As decision making in ACP involved a complicated process [19], various instruments have been developed to measure the different aspects of ACP. Some instruments have been developed to elicit information regarding attitude towards patient autonomy [15] and to examine the difference in influence of cultural values and beliefs among African and White Americans towards ACP [16]. Other instruments were developed and validated to evaluate behaviour change as a result of an ACP intervention [17,18,19, 43] and to assess the role of surrogate decision makers of patients with chronic illness in ACP [44]. Most of the validated instruments were developed in Korean [15], English [14, 16, 17, 19], French [45] or Spanish languages [46]. To date, there is a lack of validated instruments that assessed the KAP of adults regarding ACP. Only one instrument that assessed the KAP among younger adults has been developed in the United States [14].

A study that assesses the KAP is needed to determine readiness of a population for advance care planning. Hence, it was necessary to translate and validate the ACPQ-M as Malay is the national language of Malaysia, so that Malaysians who speak Malay are able to answer the questionnaire in addition to the previously validated English ACPQ.

Limitations of the study

One of the limitations of the study was that convergent and discriminative validity were not performed. Convergent validity was not performed as there were no other validated instruments in Malay to assess the knowledge, attitude and practice during the period of our study. Discriminative validity was also not performed as it was not possible to identify participants who had high or low knowledge of ACP. In addition, a higher number of younger participants were recruited by chance due to convenience sampling. Younger adults (≥21 years) were recruited in this study as the subsequent phase of this study will assess the readiness of community dwelling adults regarding ACP. The inclusion of a younger age group may have the advantage of improving the validity and reliability of the ACPQ-M as this tool can be used to inform the readiness of community dwelling adults regarding ACP. However, the limitation is that our results may not be comparable to previous studies.
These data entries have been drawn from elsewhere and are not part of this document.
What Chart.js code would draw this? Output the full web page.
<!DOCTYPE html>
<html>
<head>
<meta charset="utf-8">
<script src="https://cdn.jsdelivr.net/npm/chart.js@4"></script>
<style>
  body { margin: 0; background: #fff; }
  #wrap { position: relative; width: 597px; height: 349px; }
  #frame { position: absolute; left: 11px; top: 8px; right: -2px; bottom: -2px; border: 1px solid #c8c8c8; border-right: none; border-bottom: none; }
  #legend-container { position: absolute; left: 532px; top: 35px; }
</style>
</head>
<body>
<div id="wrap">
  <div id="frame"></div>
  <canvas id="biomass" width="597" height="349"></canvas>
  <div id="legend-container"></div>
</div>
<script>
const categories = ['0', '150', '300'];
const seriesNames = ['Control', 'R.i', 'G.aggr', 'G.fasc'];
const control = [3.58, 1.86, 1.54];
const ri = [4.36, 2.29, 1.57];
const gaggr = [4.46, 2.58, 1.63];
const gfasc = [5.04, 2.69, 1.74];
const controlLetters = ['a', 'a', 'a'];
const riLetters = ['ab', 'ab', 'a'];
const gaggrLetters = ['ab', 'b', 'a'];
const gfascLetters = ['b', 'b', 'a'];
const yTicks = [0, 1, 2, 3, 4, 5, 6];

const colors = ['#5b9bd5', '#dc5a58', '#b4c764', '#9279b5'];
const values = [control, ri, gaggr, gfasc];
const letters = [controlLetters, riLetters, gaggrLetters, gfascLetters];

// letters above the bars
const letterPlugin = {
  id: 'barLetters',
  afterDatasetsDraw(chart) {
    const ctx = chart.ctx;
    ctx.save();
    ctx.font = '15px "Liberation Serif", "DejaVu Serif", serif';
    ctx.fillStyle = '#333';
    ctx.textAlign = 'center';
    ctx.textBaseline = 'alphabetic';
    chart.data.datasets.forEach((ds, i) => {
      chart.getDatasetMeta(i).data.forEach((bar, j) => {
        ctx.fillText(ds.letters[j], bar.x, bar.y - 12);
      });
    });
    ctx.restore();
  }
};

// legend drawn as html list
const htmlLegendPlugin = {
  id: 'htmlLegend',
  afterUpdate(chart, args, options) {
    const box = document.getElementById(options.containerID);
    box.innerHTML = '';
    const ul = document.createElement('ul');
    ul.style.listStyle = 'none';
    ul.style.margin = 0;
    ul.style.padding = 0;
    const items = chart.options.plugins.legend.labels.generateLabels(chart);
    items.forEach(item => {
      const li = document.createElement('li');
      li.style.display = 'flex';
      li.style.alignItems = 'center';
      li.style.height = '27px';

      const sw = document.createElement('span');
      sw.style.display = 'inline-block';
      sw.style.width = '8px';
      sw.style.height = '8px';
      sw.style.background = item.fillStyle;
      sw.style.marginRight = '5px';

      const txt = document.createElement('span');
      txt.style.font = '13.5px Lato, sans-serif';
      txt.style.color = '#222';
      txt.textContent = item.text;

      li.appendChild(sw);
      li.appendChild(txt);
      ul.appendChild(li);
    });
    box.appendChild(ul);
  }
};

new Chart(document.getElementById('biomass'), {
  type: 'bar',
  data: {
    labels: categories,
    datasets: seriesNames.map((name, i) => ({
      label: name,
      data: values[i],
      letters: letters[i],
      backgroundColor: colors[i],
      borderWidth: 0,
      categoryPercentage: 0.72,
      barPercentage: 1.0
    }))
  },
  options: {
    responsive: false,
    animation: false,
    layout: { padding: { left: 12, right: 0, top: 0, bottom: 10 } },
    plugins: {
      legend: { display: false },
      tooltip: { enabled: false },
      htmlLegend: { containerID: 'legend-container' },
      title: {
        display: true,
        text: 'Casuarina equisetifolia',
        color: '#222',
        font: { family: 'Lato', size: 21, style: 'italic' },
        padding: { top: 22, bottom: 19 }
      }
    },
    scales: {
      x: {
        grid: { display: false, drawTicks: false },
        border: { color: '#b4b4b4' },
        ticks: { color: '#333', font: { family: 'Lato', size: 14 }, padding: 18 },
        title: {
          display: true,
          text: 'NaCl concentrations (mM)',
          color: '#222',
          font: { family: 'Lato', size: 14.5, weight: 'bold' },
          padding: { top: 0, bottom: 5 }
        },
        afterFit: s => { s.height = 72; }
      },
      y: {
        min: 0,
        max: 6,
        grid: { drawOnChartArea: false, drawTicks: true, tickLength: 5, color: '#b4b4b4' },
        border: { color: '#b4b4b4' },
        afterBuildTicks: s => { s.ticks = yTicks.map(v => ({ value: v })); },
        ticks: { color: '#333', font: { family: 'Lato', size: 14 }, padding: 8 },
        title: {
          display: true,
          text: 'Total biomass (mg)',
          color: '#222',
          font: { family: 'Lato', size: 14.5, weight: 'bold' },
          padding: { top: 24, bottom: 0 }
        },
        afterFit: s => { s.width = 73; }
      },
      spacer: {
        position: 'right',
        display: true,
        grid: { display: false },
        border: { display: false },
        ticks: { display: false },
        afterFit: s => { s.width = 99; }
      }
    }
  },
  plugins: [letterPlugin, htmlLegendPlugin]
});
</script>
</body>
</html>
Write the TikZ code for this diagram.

Thirdly, it was not possible for us to conduct the retest “face to face” as participants were reluctant to come back to the hospital just to answer a questionnaire. However, the same researcher who recruited participants at baseline, re-administered the questionnaire again over the phone.

Strength of the study

Although cross cultural adaptation was not performed, this manuscript has described the validation process and the psychometric properties of the ACPQ-M. Despite the limitations, this study has validated the ACPQ-M and found that this tool had adequate psychometric properties. The tool can now be used to assess the KAP regarding ACP among Malaysians who are only able to understand Malay. Findings from the administration of this tool can assist policymakers to decide if Malaysians are ready for ACP to be legislated in Malaysia.

Conclusion

The ACPQ-M was found to be a 4-factor model, and a valid and reliable instrument to assess the KAP regarding ACP in Malaysia. This instrument can contribute to profound understanding of the KAP of Malaysians regarding ACP, and assist policy makers in determining the readiness for legislation of ACP in Malaysia.